Behind the usual show bling, the 9-X Air is being billed as the next-generation 9-3 Cabriolet, planned for sale around 2013/14, and built on the next-generation GM Delta 2 platform.
Key to this switch — until earlier this year the 9-3 was planned on a shortened Epsilon 2 — is a desire to minimise exhaust emissions and fuel economy by keeping the next 9-3 close in size to today’s model.
With this in mind, Saab is exploring new ideas for an open-roof car on the 9-X Air, eschewing a conventional canvas folding roof or fashionable metal-folding hardtop in favour of a new concept of a lightweight two-piece fabric and glass design.
A series of patents are being sought on this design, which Saab says is an in-house concept, developed by its own engineers rather than a supplier system. The rear window forms the aft section of this roof, sliding away into a compact pocket behind the rear bulkhead, while the forward part features a folding canvas roof engineered to move like that on a Mini Convertible.
The idea is that the canvas roof can fold away, leaving the glass screen up, which acts as a wind deflector to keep the cabin free of turbulence for four occupants.

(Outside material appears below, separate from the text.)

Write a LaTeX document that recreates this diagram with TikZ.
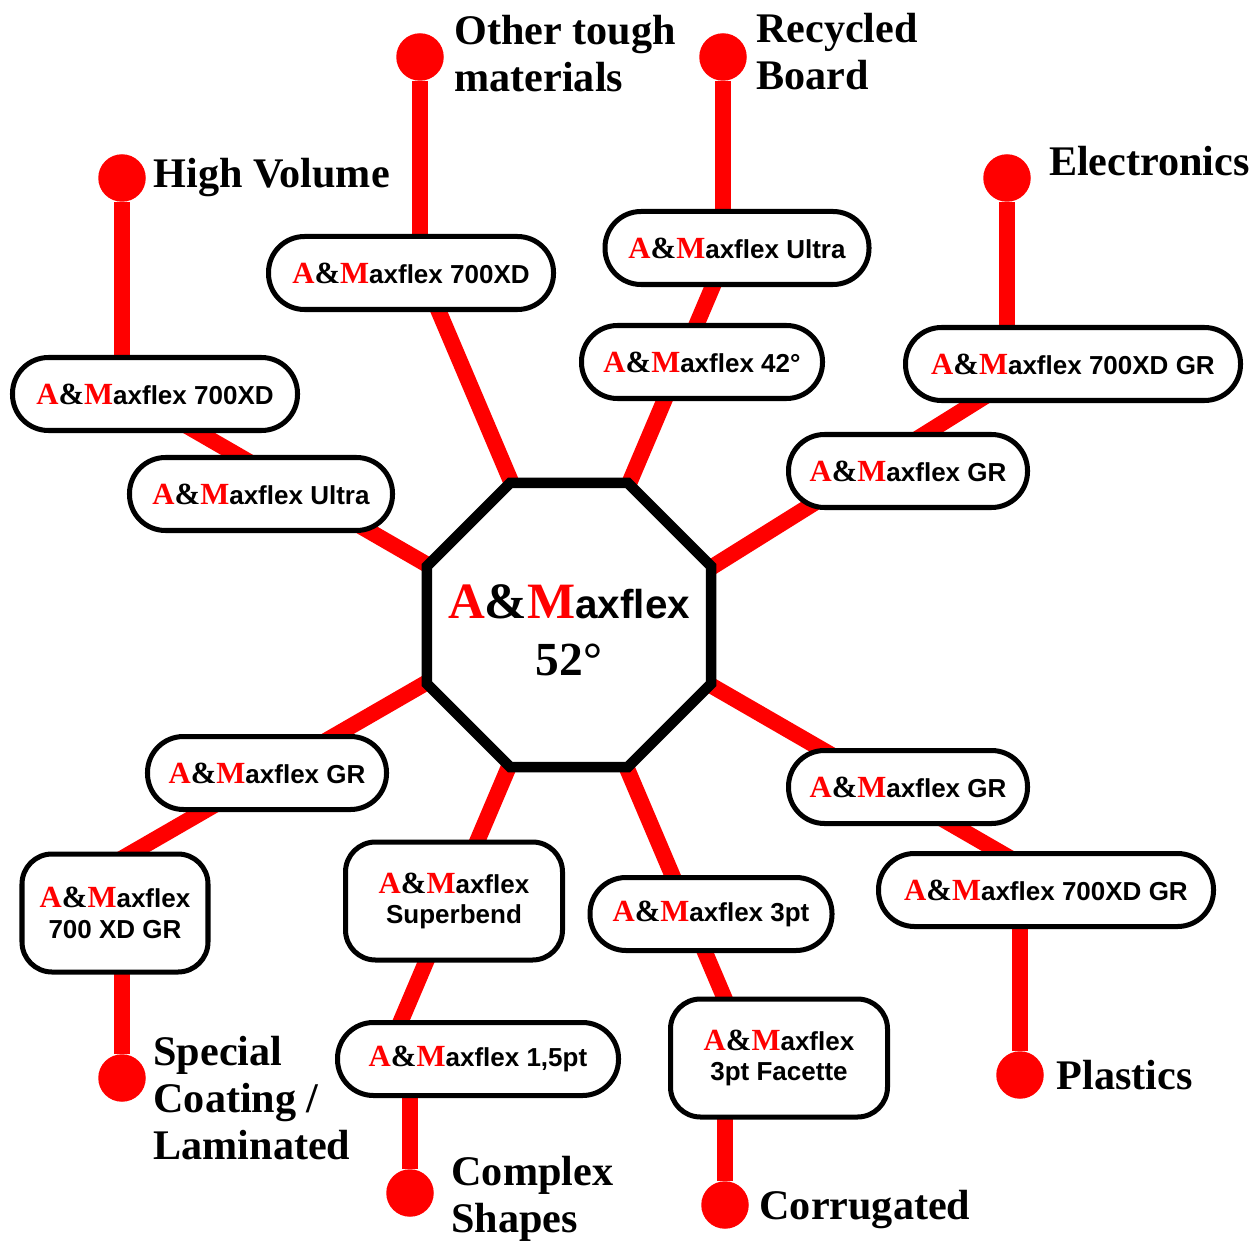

Many convertibles are equipped with mesh deflectors to cut turbulence, but they usually fit over the rear seats meaning they can’t be used when four people occupy the cabin.
The 9-X Air is also hinting at Saab’s future engine strategy, using a hybrid-assisted 198bhp 1.4-litre turbocharged engine that can run on bio-ethanol fuel. Saab says it has projected CO2 emissions of just 119 g/km when running on petrol, and 107 g/km when running on ‘E85’ bio-ethanol.